4. Conclusions and Discussion

This study evaluated the particle-sizing accuracy of several widely used sensors, using laboratory-generated monodisperse particles. The OPC-N3 resolved particle sizes, although its reported size distributions were wider than those measured by reference instruments, and small particles were reported when measuring large-sized particles. The DRX was able to size small and large particles; however, the concentrations were reported in the PM₁ channel when measuring particles larger than 1 µm, due to a compromise between high-concentration measurements and the sizing accuracy. The PMS5003 and SPS30 did not accurately size either fine or coarse particles, and there was not a simple relationship between the number and mass distributions for coarse particles. Despite the inaccuracy in sizing monodisperse particles, a short period of ambient measurement, including a dust storm event, showed that the SPS30 had reasonable correlations with reference instruments for both PM_2.5 and PM₁₀. This study highlights the need for proper calibration and careful data analyses when using these sensors. The PMS5003 and SPS30 are suitable for estimating ambient PM₁ or PM_2.5 concentrations, but are not a substitute for dependable, high-quality air quality monitoring systems.

There are two main differences between the low-cost PM sensors (e.g., PMS5003 and SPS30) and higher-end OPCs (e.g., OPC-N3, DRX, and OPS). First, higher-end OPCs typically have a small inlet nozzle to create a collimated or focused particle beam that propagates through the most intense part of the laser beam. The particle beam width is smaller than the laser beam to reduce edge effects due to lower laser intensities near the edges. Some OPCs further use sheath flow to confine the particle beam and reduce recirculation inside the optical chamber. In contrast, the particle beams in low-cost sensors are often wider than the laser beam, resulting in only a small fraction of the particles propagating through the focused portion of the laser beam. Therefore, particles are sized incorrectly due to the varying laser intensity across the laser beam. The sizing accuracy of low-cost sensors could also be partly influenced by their electronic designs and signal-processing methods and algorithms. Second, most higher-end OPCs have a short, vertical, and straight flow path from the inlet through the optical chamber and outlet to reduce particle deposition. In contrast, low-cost sensors often do not have a well-organized flow path, causing size-dependent losses before the particles enter the sensing volume [24]. Therefore, two key modifications are needed to increase the accuracy of low-cost sensors: (1) focusing the particle beam to pass through a more uniform portion of the laser beam or making the laser beam intensity more uniform, and (2) making the flow path short, vertical, and straight.
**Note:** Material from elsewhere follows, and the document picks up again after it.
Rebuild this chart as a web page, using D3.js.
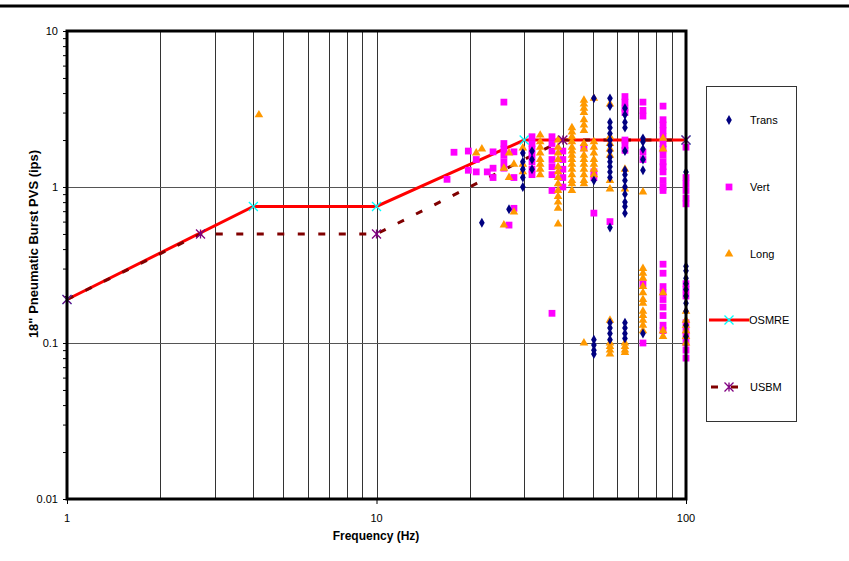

These modifications may increase the cost of these sensors, but more accurate measurements would increase the data’s value and reduce the data analysis cost. Additionally, sensor manufacturers are strongly encouraged to share more information about their signal- and data-processing methods, while preserving proprietary details. This transparency would not only help users interpret the data more accurately, but it would also foster innovation to improve the technologies.